Services Export Promotion Council has urged the Commerce Ministry to widen scope of incentive scheme SEIS by bringing more services under it to promote the sector in overseas markets, a senior official has said.
The foreign trade policy provides tax incentives under Service Exports from India Scheme (SEIS) to several services sector.
Depending on the nature of services, the government gives duty credit scrips or certificates. The scheme offers reward at 5 per cent or 7 per cent of net foreign exchange earned and covers service providers located in India.
“We have asked the commerce ministry to widen the scope of SEIS by including more services in the list like animation and VFX under audio visual services,” Services Export Promotion Council (SEPC) Director General Sangeeta Godbole has said.
She said the council is working with the Commerce Ministry on the matter.
Currently, nine broad categories of services are there in the list, including professional, communication, construction, educational, environmental, tourism and transport.
“In each of these categories, we would like to add more services by broadening the list,” she added.
Incentives to services exporters under the scheme during the 2018-19 stood at Rs 4,262.8 crore with a total of 6,376 number of SEIS scrips issued.
This incentive to exporters to offset infrastructural inefficiencies and associated costs involved to increase services export.
Scrips or certificates provided under the scheme can be used for payment of basic and additional customs duties on goods imported.
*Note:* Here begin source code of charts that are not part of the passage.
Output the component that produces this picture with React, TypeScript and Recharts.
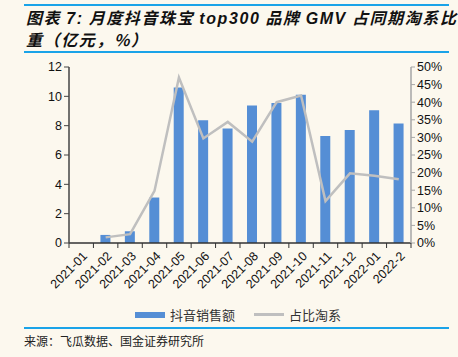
import React from 'react';
import { ComposedChart, Bar, Line, XAxis, YAxis } from 'recharts';

const categories = ['2021-01','2021-02','2021-03','2021-04','2021-05','2021-06','2021-07','2021-08','2021-09','2021-10','2021-11','2021-12','2022-01','2022-2'];
const salesValues: (number | null)[] = [null, 0.55, 0.8, 3.1, 10.6, 8.37, 7.8, 9.37, 9.55, 10.1, 7.3, 7.7, 9.05, 8.14];
const shareValues: (number | null)[] = [null, 1.6, 2.5, 14.8, 47, 29.7, 34.4, 28.8, 40, 41.9, 11.9, 19.8, 19.1, 18.1];
const leftTicks = [0, 2, 4, 6, 8, 10, 12];
const rightTicks = [0, 5, 10, 15, 20, 25, 30, 35, 40, 45, 50];

const data = categories.map((c, i) => ({ cat: c, sales: salesValues[i], share: shareValues[i] }));

const W = 458;
const H = 357;
const BG = '#FCF8EE';
const BAR = '#558ED5';
const LINE = '#BFBFBF';
const FONT = 'Arial, "Liberation Sans", "Noto Sans CJK SC", sans-serif';
const PLOT_LEFT = 69;
const PLOT_RIGHT = 411;
const BAND = (PLOT_RIGHT - PLOT_LEFT) / categories.length;

const XTick = (props: any) => {
  const { x, y, payload, index } = props;
  return (
    <g>
      <line x1={x - BAND / 2} x2={x - BAND / 2} y1={y - 8} y2={y - 3} stroke="#333" strokeWidth={1} />
      {index === categories.length - 1 && (
        <line x1={x + BAND / 2} x2={x + BAND / 2} y1={y - 8} y2={y - 3} stroke="#333" strokeWidth={1} />
      )}
      <text
        x={x + 4}
        y={y + 3}
        transform={`rotate(-45, ${x + 4}, ${y + 3})`}
        textAnchor="end"
        fontSize={12.5}
        fill="#111"
        fontFamily={FONT}
        dominantBaseline="central"
      >
        {payload.value}
      </text>
    </g>
  );
};

const latin = { fontFamily: 'Arial, "Liberation Sans"', margin: '0 5px' };

export default function App() {
  return (
    <div style={{ position: 'absolute', left: 0, top: 0, width: W, height: H, background: BG, overflow: 'hidden' }}>
      <div style={{ position: 'absolute', left: 24, top: 4, width: 425, height: 2, background: '#1AA3E8' }} />
      <div style={{ position: 'absolute', left: 24, top: 51, width: 425, height: 2, background: '#1AA3E8' }} />
      <div style={{ position: 'absolute', left: 26, top: 7, fontFamily: '"Noto Sans CJK SC", sans-serif', fontStyle: 'italic', fontWeight: 'bold', fontSize: 16, lineHeight: '21px', color: '#111', whiteSpace: 'nowrap' }}>
        <div style={{ letterSpacing: 1.6 }}>图表<span style={latin}>7:</span>月度抖音珠宝<span style={latin}>top300</span>品牌<span style={latin}>GMV</span>占同期淘系比</div>
        <div style={{ letterSpacing: 1.6 }}>重（亿元，%）</div>
      </div>
      <ComposedChart
        width={W}
        height={H}
        data={data}
        margin={{ top: 67, left: 29, right: 0, bottom: 54 }}
        style={{ position: 'absolute', left: 0, top: 0 }}
        barCategoryGap={0}
      >
        <XAxis
          dataKey="cat"
          height={60}
          interval={0}
          tickLine={false}
          axisLine={{ stroke: '#333', strokeWidth: 1.5 }}
          tick={<XTick />}
        />
        <YAxis
          yAxisId="left"
          width={40}
          domain={[0, 12]}
          ticks={leftTicks}
          interval={0}
          tickSize={5}
          axisLine={{ stroke: '#444', strokeWidth: 1.5 }}
          tickLine={{ stroke: '#444' }}
          tick={{ fontSize: 12.5, fill: '#111', fontFamily: FONT }}
        />
        <YAxis
          yAxisId="right"
          orientation="right"
          width={47}
          domain={[0, 50]}
          ticks={rightTicks}
          interval={0}
          tickSize={4}
          axisLine={{ stroke: '#A6A6A6', strokeWidth: 1.5 }}
          tickLine={{ stroke: '#A6A6A6' }}
          tickFormatter={(v: number) => `${v}%`}
          tick={{ fontSize: 12.5, fill: '#111', fontFamily: FONT }}
        />
        <Bar yAxisId="left" dataKey="sales" fill={BAR} barSize={10} isAnimationActive={false} />
        <Line yAxisId="right" dataKey="share" stroke={LINE} strokeWidth={2.5} dot={false} isAnimationActive={false} />
      </ComposedChart>
      <div style={{ position: 'absolute', left: 135, top: 305, display: 'flex', alignItems: 'center', fontFamily: '"Noto Sans CJK SC", sans-serif', fontSize: 13, color: '#333', whiteSpace: 'nowrap' }}>
        <div style={{ width: 30, height: 6, background: BAR, marginRight: 5 }} />
        <span>抖音销售额</span>
        <div style={{ width: 30, height: 3, background: LINE, marginLeft: 19, marginRight: 5 }} />
        <span>占比淘系</span>
      </div>
      <div style={{ position: 'absolute', left: 24, top: 327, width: 425, height: 2, background: '#1AA3E8' }} />
      <div style={{ position: 'absolute', left: 24, top: 332, fontFamily: '"Noto Sans CJK SC", sans-serif', fontSize: 12, color: '#222', whiteSpace: 'nowrap' }}>
        来源：飞瓜数据、国金证券研究所
      </div>
    </div>
  );
}
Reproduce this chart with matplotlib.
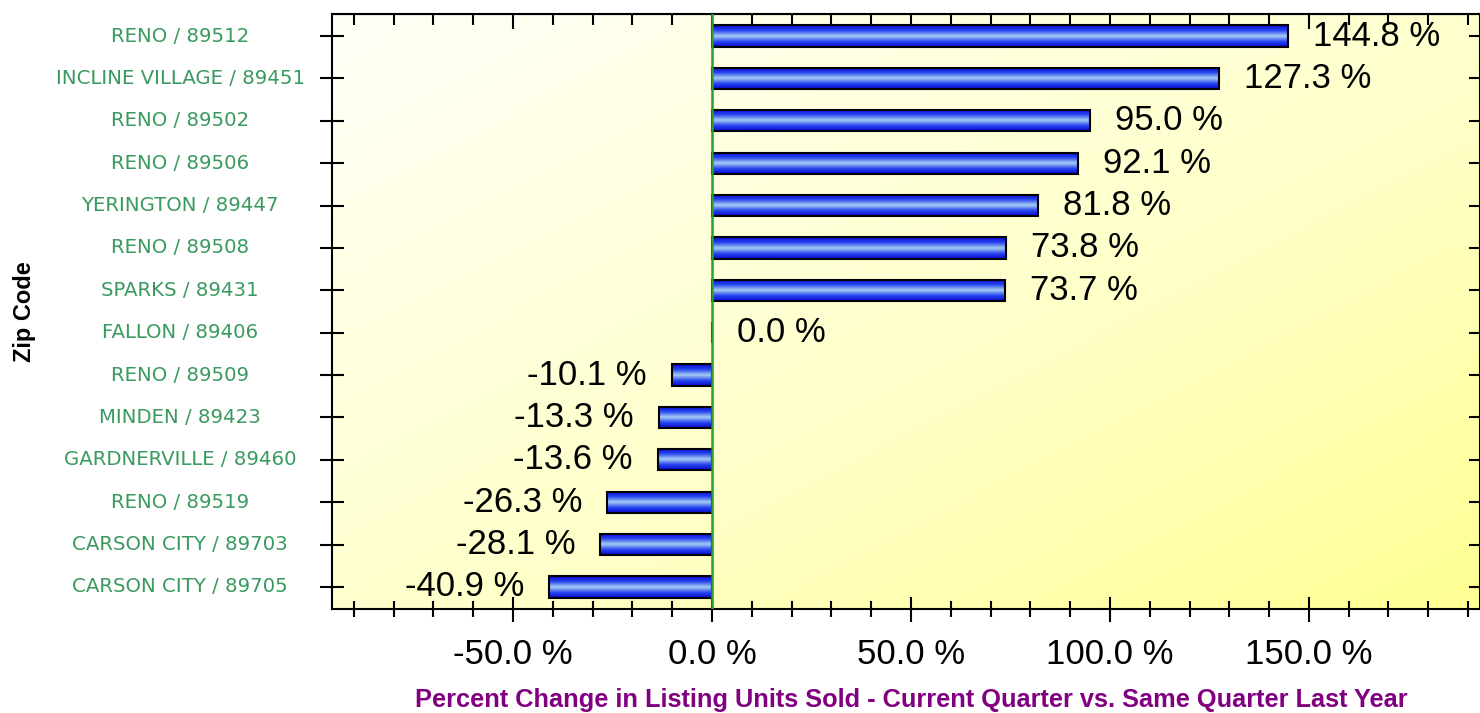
import matplotlib
matplotlib.use("Agg")
import matplotlib.pyplot as plt
import matplotlib.colors as mcolors
import numpy as np

# zip codes, top to bottom
zips = ["RENO / 89512", "INCLINE VILLAGE / 89451", "RENO / 89502", "RENO / 89506",
        "YERINGTON / 89447", "RENO / 89508", "SPARKS / 89431", "FALLON / 89406",
        "RENO / 89509", "MINDEN / 89423", "GARDNERVILLE / 89460", "RENO / 89519",
        "CARSON CITY / 89703", "CARSON CITY / 89705"]
pct_change = [144.8, 127.3, 95.0, 92.1, 81.8, 73.8, 73.7, 0.0,
              -10.1, -13.3, -13.6, -26.3, -28.1, -40.9]
major_ticks = [-50, 0, 50, 100, 150]
minor_ticks = list(range(-90, 200, 10))

fig = plt.figure(figsize=(14.8, 7.13), dpi=100)
ax = fig.add_axes([332 / 1480, 1 - 609 / 713, 1148 / 1480, 595 / 713])
ax.set_xlim(-95.5, 193)
ax.set_ylim(len(zips) - 0.48, -0.52)

# diagonal cream -> yellow background
bg_cmap = mcolors.LinearSegmentedColormap.from_list(
    "bg", [(0, "#fffff8"), (0.6, "#ffffc6"), (1, "#ffff94")])
gx, gy = np.meshgrid(np.linspace(0, 1, 200), np.linspace(0, 1, 200))
ax.imshow((gx + gy) / 2, cmap=bg_cmap, vmin=0, vmax=1, extent=[0, 1, 0, 1],
          transform=ax.transAxes, aspect="auto", zorder=0, origin="upper")

# bars with a shiny blue gradient
bar_cmap = mcolors.LinearSegmentedColormap.from_list(
    "bar", ["#0808d0", "#2848f0", "#a8cdf2", "#2848f0", "#0808d0"])
grad = np.linspace(0, 1, 64).reshape(-1, 1)
ypos = np.arange(len(zips))
bars = ax.barh(ypos, pct_change, height=0.5, facecolor="none", edgecolor="black",
               linewidth=1.5, zorder=3)
for b, v in zip(bars, pct_change):
    if v == 0:
        continue
    x0, y0, w, h = b.get_x(), b.get_y(), b.get_width(), b.get_height()
    im = ax.imshow(grad, cmap=bar_cmap, extent=[x0, x0 + w, y0 + h, y0],
                   aspect="auto", zorder=2, origin="upper")
    im.set_clip_path(b)

ax.axvline(0, color="#2ca02c", linewidth=1.8, zorder=4)

# value labels
for y, v in zip(ypos, pct_change):
    off = 18 if v >= 0 else -18
    ax.annotate(f"{v:.1f} %", (v, y), xytext=(off, 0), textcoords="offset points",
                ha="left" if v >= 0 else "right", va="center", fontsize=25,
                family="Liberation Sans", color="black", zorder=5)

# axes, ticks
ax.set_xticks(major_ticks)
ax.set_xticks(minor_ticks, minor=True)
ax.set_xticklabels([f"{t:.1f} %" for t in major_ticks], fontsize=25, family="Liberation Sans")
ax.tick_params(axis="x", which="major", direction="inout", length=18, width=1.5, pad=12)
ax.tick_params(axis="x", which="minor", direction="inout", length=12, width=1.5)
ax.set_yticks(ypos)
ax.set_yticklabels([])
ax.tick_params(axis="y", direction="inout", length=17, width=1.5)
for s in ax.spines.values():
    s.set_linewidth(1.5)

top = ax.secondary_xaxis("top")
top.set_xticks(major_ticks)
top.set_xticks(minor_ticks, minor=True)
top.set_xticklabels([])
top.tick_params(which="major", direction="in", length=11, width=1.5)
top.tick_params(which="minor", direction="in", length=8, width=1.5)
right = ax.secondary_yaxis("right")
right.set_yticks(ypos)
right.set_yticklabels([])
right.tick_params(direction="in", length=8, width=1.5)

# centred zip labels on the left
ytrans = ax.get_yaxis_transform()
for y, name in zip(ypos, zips):
    ax.text((180 - 332) / 1148, y, name, transform=ytrans, ha="center", va="center",
            fontsize=14.2, family="DejaVu Sans", color="#3a9a60")

fig.text(25 / 1480, 1 - 312 / 713, "Zip Code", rotation=90, ha="center", va="center",
         fontsize=17, fontweight="bold", family="Liberation Sans")
fig.text(911 / 1480, 1 - 700 / 713,
         "Percent Change in Listing Units Sold - Current Quarter vs. Same Quarter Last Year",
         ha="center", va="center", fontsize=18.3, fontweight="bold",
         family="Liberation Sans", color="#800080")

fig.savefig("out.png", dpi=100)
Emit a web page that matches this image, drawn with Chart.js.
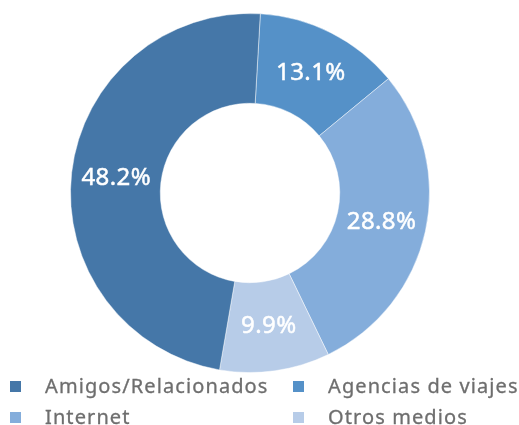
<!DOCTYPE html>
<html>
<head>
<meta charset="utf-8">
<script src="https://cdn.jsdelivr.net/npm/chart.js@4"></script>
<style>
  html, body { margin: 0; padding: 0; background: #fff; }
  #wrap { position: relative; width: 519px; height: 425px; }
  #chart-box { position: absolute; left: 0; top: 0; width: 519px; height: 373px; }
  #legend { position: absolute; left: 0; top: 372px; width: 519px; font-family: "Noto Sans", sans-serif; font-size: 20px; letter-spacing: 1.1px; color: #6e6e6e; }
  .item { position: absolute; height: 28px; line-height: 28px; white-space: nowrap; }
  .box { position: absolute; width: 11px; height: 11px; top: 9px; }
  .txt { position: absolute; -webkit-text-stroke: 0.3px #6e6e6e; }
</style>
</head>
<body>
<div id="wrap">
  <div id="chart-box"><canvas id="pie"></canvas></div>
  <div id="legend"></div>
</div>
<script>
// categories and shares (%)
const labels = ['Agencias de viajes', 'Internet', 'Otros medios', 'Amigos/Relacionados'];
const values = [13.1, 28.8, 9.9, 48.2];
const colors = ['#5591c8', '#84addb', '#b7cce8', '#4577a8'];

// legend order: two columns
const legendOrder = [3, 0, 1, 2];

// draws the percentage inside each slice
const sliceLabels = {
    id: 'sliceLabels',
    afterDatasetsDraw(chart) {
        const ctx = chart.ctx;
        const meta = chart.getDatasetMeta(0);
        ctx.save();
        ctx.fillStyle = '#ffffff';
        ctx.strokeStyle = '#ffffff';
        ctx.lineWidth = 0.5;
        ctx.font = '24px "Noto Sans", sans-serif';
        ctx.letterSpacing = '0.4px';
        ctx.textAlign = 'center';
        ctx.textBaseline = 'middle';
        meta.data.forEach((arc, i) => {
            const p = arc.tooltipPosition();
            const txt = values[i].toFixed(1) + '%';
            ctx.fillText(txt, p.x, p.y);
            ctx.strokeText(txt, p.x, p.y);
        });
        ctx.restore();
    }
};

new Chart(document.getElementById('pie'), {
    type: 'doughnut',
    data: {
        labels: labels,
        datasets: [{
            data: values,
            backgroundColor: colors,
            borderColor: 'rgba(255,255,255,0.45)',
            borderWidth: 1
        }]
    },
    options: {
        responsive: true,
        maintainAspectRatio: false,
        animation: false,
        cutout: '50%',
        rotation: 3.3,
        layout: { padding: { top: 13, bottom: 0, left: 0, right: 19 } },
        plugins: {
            legend: { display: false },
            tooltip: { enabled: false }
        }
    },
    plugins: [sliceLabels]
});

// html legend, two columns
const legend = document.getElementById('legend');
const colX = [10, 293];
const rowY = [0, 31];
legendOrder.forEach((idx, n) => {
    const item = document.createElement('div');
    item.className = 'item';
    item.style.left = colX[n % 2] + 'px';
    item.style.top = rowY[Math.floor(n / 2)] + 'px';
    item.innerHTML = '<span class="box" style="background:' + colors[idx] + '"></span>' +
        '<span class="txt" style="left:35px">' + labels[idx] + '</span>';
    legend.appendChild(item);
});
</script>
</body>
</html>
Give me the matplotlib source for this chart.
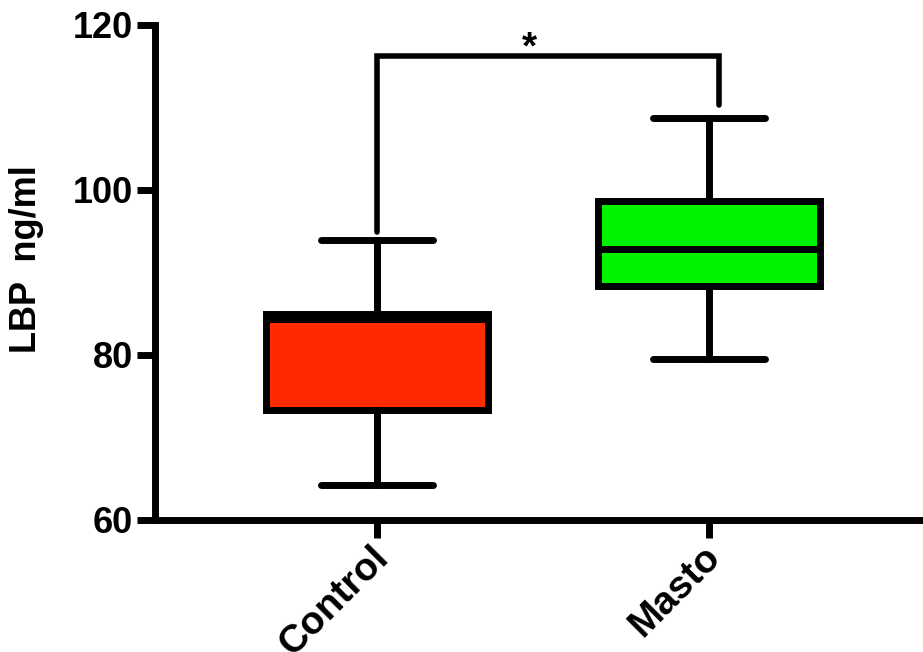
import matplotlib
matplotlib.use('Agg')
import matplotlib.pyplot as plt
from matplotlib.transforms import ScaledTranslation

plt.rcParams['font.family'] = ['Liberation Sans', 'DejaVu Sans']
plt.rcParams['font.weight'] = 'bold'

# Box summary for each group (LBP, ng/ml)
groups = ['Control', 'Masto']
whisker_low = [64.2, 79.5]
q1 = [73.3, 88.4]
median = [84.3, 92.9]
q3 = [85.0, 98.7]
whisker_high = [93.9, 108.7]
box_colors = ['#FF2A00', '#00F200']

# significance bracket
bracket_top = 116.2
bracket_left_end = 94.9
bracket_right_end = 110.3
sig_label = '*'

lw = 5

fig = plt.figure(figsize=(9.23, 6.52), dpi=100)
ax = fig.add_axes([0.168, 0.2025, 0.832, 0.7592])

stats = []
for i, g in enumerate(groups):
    stats.append({'label': g, 'whislo': whisker_low[i], 'q1': q1[i],
                  'med': median[i], 'q3': q3[i], 'whishi': whisker_high[i]})

positions = [1, 2]
bp = ax.bxp(stats, positions=positions, widths=0.67, capwidths=0.34,
            patch_artist=True, showfliers=False,
            boxprops=dict(linewidth=lw, edgecolor='black', joinstyle='miter'),
            medianprops=dict(color='black', linewidth=lw),
            whiskerprops=dict(color='black', linewidth=lw),
            capprops=dict(color='black', linewidth=lw, solid_capstyle='round'))
for patch, c in zip(bp['boxes'], box_colors):
    patch.set_facecolor(c)

# bracket between the two groups
ax.plot([1.0, 1.0, 2.03, 2.03],
        [bracket_left_end, bracket_top, bracket_top, bracket_right_end],
        color='black', linewidth=4, solid_capstyle='round', solid_joinstyle='miter')
ax.text(1.46, bracket_top - 1.2, sig_label, ha='center', va='bottom',
        fontsize=28, fontweight='bold')

ax.set_ylim(60, 120)
ax.set_xlim(0.331, 2.645)
ax.set_yticks([60, 80, 100, 120])
ax.set_xticks(positions)
ax.set_xticklabels(groups, rotation=45, ha='right', rotation_mode='anchor')

ax.spines['top'].set_visible(False)
ax.spines['right'].set_visible(False)
ax.spines['left'].set_linewidth(lw)
ax.spines['bottom'].set_linewidth(lw)
ax.tick_params(axis='both', width=lw, length=13, labelsize=26, pad=3)
ax.tick_params(axis='x', labelsize=28)
shift = ScaledTranslation(-0.07, 0.03, fig.dpi_scale_trans)
for lab in ax.get_xticklabels():
    lab.set_fontweight('heavy')
    lab.set_transform(lab.get_transform() + shift)
for lab in ax.get_yticklabels():
    lab.set_fontweight('heavy')

ax.set_ylabel('LBP  ng/ml', fontsize=26, fontweight='heavy')
ax.yaxis.set_label_coords(-0.145, 0.527)

fig.savefig('out.png', dpi=100)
These are freely transferable. If an exporter is not in a position to use the scrip, they can sold in open market.
Godbole said the council together with the ministry is working on several steps to boost the exports. They are organising a three-day Global Exhibition on Services (GES) in Bengaluru from November 26.
“The idea of this exhibition is to create a vibrant services market in India,” she said, adding this time the council is organising e-sports nations cup and an international mooting competition for young law professionals on intellectual property rights (IPRs).
E-sports are organized video game competitions, especially among professionals.
Godbole said India is poised to take advantage of this growing business through the entire eco-system of e-sports – in areas of player/ team management, coaches, streamers and venues.
“We have invited e-sports federation from seven countries including New Zealand, and Azerbaijan. And for IP competition, we have invited people from countries including Thailand, and Myanmar,” she added.